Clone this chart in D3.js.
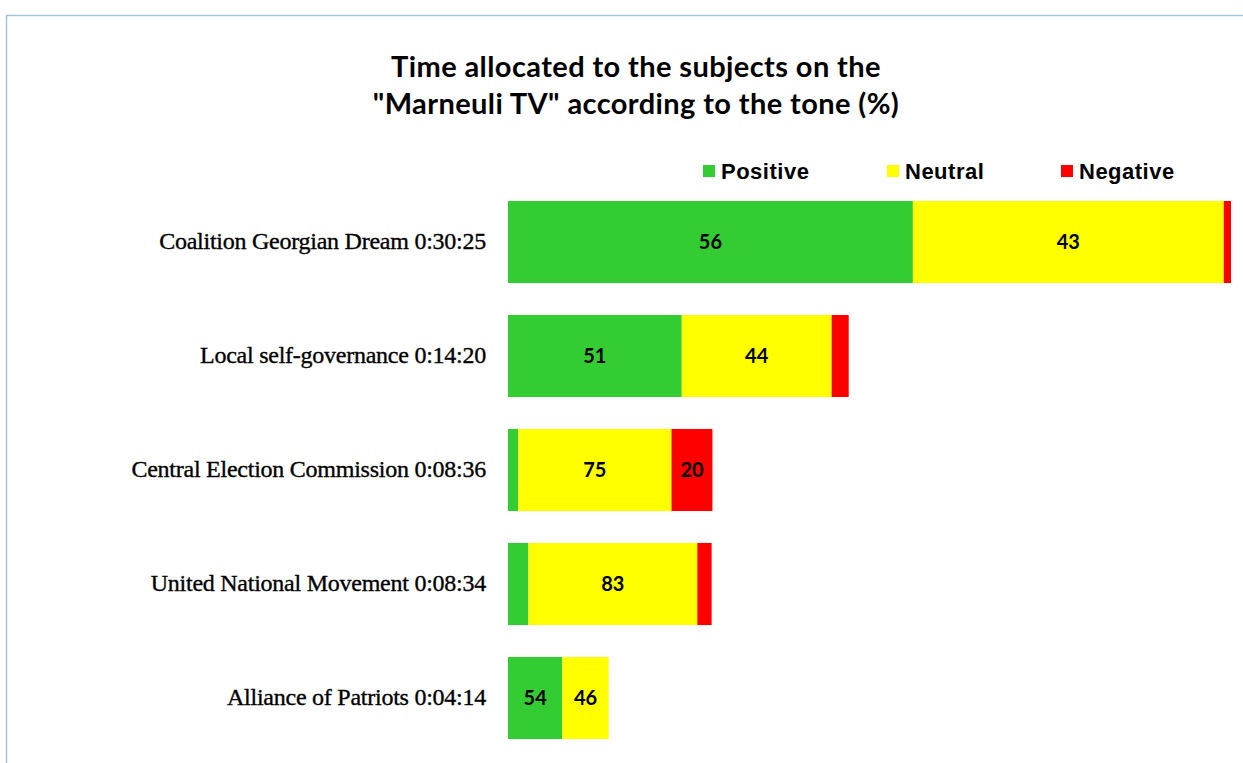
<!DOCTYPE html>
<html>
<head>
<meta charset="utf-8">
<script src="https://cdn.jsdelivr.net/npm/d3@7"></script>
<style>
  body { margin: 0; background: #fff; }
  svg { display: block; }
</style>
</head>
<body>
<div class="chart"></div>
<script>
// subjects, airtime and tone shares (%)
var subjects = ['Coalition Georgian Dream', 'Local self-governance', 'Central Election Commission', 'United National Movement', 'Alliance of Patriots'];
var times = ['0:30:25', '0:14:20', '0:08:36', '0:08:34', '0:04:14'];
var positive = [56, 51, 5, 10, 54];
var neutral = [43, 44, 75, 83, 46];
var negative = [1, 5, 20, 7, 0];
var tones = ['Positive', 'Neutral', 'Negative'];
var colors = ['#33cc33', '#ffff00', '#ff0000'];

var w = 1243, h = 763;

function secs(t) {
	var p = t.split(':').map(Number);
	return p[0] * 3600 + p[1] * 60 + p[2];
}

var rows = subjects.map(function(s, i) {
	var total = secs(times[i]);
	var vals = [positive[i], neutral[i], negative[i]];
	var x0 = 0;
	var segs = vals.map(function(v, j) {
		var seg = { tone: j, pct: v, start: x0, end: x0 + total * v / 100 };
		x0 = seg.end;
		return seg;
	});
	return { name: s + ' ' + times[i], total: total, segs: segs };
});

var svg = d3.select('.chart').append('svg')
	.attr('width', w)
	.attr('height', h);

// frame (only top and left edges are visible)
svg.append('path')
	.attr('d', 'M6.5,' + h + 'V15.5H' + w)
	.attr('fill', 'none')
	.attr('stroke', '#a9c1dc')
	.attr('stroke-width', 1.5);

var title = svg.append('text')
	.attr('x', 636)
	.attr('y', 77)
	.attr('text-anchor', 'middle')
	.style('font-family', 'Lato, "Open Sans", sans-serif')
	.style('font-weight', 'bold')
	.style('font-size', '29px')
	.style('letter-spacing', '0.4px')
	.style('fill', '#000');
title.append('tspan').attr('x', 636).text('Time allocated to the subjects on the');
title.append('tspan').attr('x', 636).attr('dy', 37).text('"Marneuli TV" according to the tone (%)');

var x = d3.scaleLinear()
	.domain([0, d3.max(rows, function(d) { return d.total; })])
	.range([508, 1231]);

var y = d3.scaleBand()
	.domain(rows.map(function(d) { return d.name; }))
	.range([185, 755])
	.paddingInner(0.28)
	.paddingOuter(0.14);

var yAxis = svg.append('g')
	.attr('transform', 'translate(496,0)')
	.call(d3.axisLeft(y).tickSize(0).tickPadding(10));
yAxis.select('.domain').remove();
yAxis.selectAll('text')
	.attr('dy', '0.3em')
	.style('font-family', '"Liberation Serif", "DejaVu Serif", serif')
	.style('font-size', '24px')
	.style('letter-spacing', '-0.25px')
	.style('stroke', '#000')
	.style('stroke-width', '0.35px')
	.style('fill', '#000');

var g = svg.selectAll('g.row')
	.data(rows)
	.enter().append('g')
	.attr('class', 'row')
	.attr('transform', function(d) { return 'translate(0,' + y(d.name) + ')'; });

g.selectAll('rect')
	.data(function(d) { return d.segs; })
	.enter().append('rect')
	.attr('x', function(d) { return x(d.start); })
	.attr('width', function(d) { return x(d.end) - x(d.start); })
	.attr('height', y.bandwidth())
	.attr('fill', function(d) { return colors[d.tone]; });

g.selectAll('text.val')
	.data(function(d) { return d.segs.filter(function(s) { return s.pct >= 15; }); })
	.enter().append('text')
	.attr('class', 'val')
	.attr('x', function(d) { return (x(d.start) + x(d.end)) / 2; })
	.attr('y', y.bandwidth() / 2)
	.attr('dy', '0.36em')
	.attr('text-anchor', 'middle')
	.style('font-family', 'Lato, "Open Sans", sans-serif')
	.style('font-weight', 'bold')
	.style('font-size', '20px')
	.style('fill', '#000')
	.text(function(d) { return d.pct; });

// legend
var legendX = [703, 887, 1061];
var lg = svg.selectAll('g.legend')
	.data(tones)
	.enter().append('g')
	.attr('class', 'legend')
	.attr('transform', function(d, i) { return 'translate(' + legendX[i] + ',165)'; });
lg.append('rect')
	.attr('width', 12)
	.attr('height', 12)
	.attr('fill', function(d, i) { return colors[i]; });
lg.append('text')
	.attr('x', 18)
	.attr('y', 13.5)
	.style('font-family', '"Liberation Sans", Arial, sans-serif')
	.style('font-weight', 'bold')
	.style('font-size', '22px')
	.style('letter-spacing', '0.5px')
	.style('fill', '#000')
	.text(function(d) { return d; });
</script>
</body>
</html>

______________________________

→ **SET EXERCISE**: Repeat the data exactly in full, omitting its pictures.

→ **SOLVED PROBLEM**:
Clone this chart in D3.js.
<!DOCTYPE html>
<html>
<head>
<meta charset="utf-8">
<script src="https://cdn.jsdelivr.net/npm/d3@7"></script>
<style>
  body { margin: 0; background: #fff; }
  svg { display: block; }
</style>
</head>
<body>
<div class="chart"></div>
<script>
// subjects, airtime and tone shares (%)
var subjects = ['Coalition Georgian Dream', 'Local self-governance', 'Central Election Commission', 'United National Movement', 'Alliance of Patriots'];
var times = ['0:30:25', '0:14:20', '0:08:36', '0:08:34', '0:04:14'];
var positive = [56, 51, 5, 10, 54];
var neutral = [43, 44, 75, 83, 46];
var negative = [1, 5, 20, 7, 0];
var tones = ['Positive', 'Neutral', 'Negative'];
var colors = ['#33cc33', '#ffff00', '#ff0000'];

var w = 1243, h = 763;

function secs(t) {
	var p = t.split(':').map(Number);
	return p[0] * 3600 + p[1] * 60 + p[2];
}

var rows = subjects.map(function(s, i) {
	var total = secs(times[i]);
	var vals = [positive[i], neutral[i], negative[i]];
	var x0 = 0;
	var segs = vals.map(function(v, j) {
		var seg = { tone: j, pct: v, start: x0, end: x0 + total * v / 100 };
		x0 = seg.end;
		return seg;
	});
	return { name: s + ' ' + times[i], total: total, segs: segs };
});

var svg = d3.select('.chart').append('svg')
	.attr('width', w)
	.attr('height', h);

// frame (only top and left edges are visible)
svg.append('path')
	.attr('d', 'M6.5,' + h + 'V15.5H' + w)
	.attr('fill', 'none')
	.attr('stroke', '#a9c1dc')
	.attr('stroke-width', 1.5);

var title = svg.append('text')
	.attr('x', 636)
	.attr('y', 77)
	.attr('text-anchor', 'middle')
	.style('font-family', 'Lato, "Open Sans", sans-serif')
	.style('font-weight', 'bold')
	.style('font-size', '29px')
	.style('letter-spacing', '0.4px')
	.style('fill', '#000');
title.append('tspan').attr('x', 636).text('Time allocated to the subjects on the');
title.append('tspan').attr('x', 636).attr('dy', 37).text('"Marneuli TV" according to the tone (%)');

var x = d3.scaleLinear()
	.domain([0, d3.max(rows, function(d) { return d.total; })])
	.range([508, 1231]);

var y = d3.scaleBand()
	.domain(rows.map(function(d) { return d.name; }))
	.range([185, 755])
	.paddingInner(0.28)
	.paddingOuter(0.14);

var yAxis = svg.append('g')
	.attr('transform', 'translate(496,0)')
	.call(d3.axisLeft(y).tickSize(0).tickPadding(10));
yAxis.select('.domain').remove();
yAxis.selectAll('text')
	.attr('dy', '0.3em')
	.style('font-family', '"Liberation Serif", "DejaVu Serif", serif')
	.style('font-size', '24px')
	.style('letter-spacing', '-0.25px')
	.style('stroke', '#000')
	.style('stroke-width', '0.35px')
	.style('fill', '#000');

var g = svg.selectAll('g.row')
	.data(rows)
	.enter().append('g')
	.attr('class', 'row')
	.attr('transform', function(d) { return 'translate(0,' + y(d.name) + ')'; });

g.selectAll('rect')
	.data(function(d) { return d.segs; })
	.enter().append('rect')
	.attr('x', function(d) { return x(d.start); })
	.attr('width', function(d) { return x(d.end) - x(d.start); })
	.attr('height', y.bandwidth())
	.attr('fill', function(d) { return colors[d.tone]; });

g.selectAll('text.val')
	.data(function(d) { return d.segs.filter(function(s) { return s.pct >= 15; }); })
	.enter().append('text')
	.attr('class', 'val')
	.attr('x', function(d) { return (x(d.start) + x(d.end)) / 2; })
	.attr('y', y.bandwidth() / 2)
	.attr('dy', '0.36em')
	.attr('text-anchor', 'middle')
	.style('font-family', 'Lato, "Open Sans", sans-serif')
	.style('font-weight', 'bold')
	.style('font-size', '20px')
	.style('fill', '#000')
	.text(function(d) { return d.pct; });

// legend
var legendX = [703, 887, 1061];
var lg = svg.selectAll('g.legend')
	.data(tones)
	.enter().append('g')
	.attr('class', 'legend')
	.attr('transform', function(d, i) { return 'translate(' + legendX[i] + ',165)'; });
lg.append('rect')
	.attr('width', 12)
	.attr('height', 12)
	.attr('fill', function(d, i) { return colors[i]; });
lg.append('text')
	.attr('x', 18)
	.attr('y', 13.5)
	.style('font-family', '"Liberation Sans", Arial, sans-serif')
	.style('font-weight', 'bold')
	.style('font-size', '22px')
	.style('letter-spacing', '0.5px')
	.style('fill', '#000')
	.text(function(d) { return d; });
</script>
</body>
</html>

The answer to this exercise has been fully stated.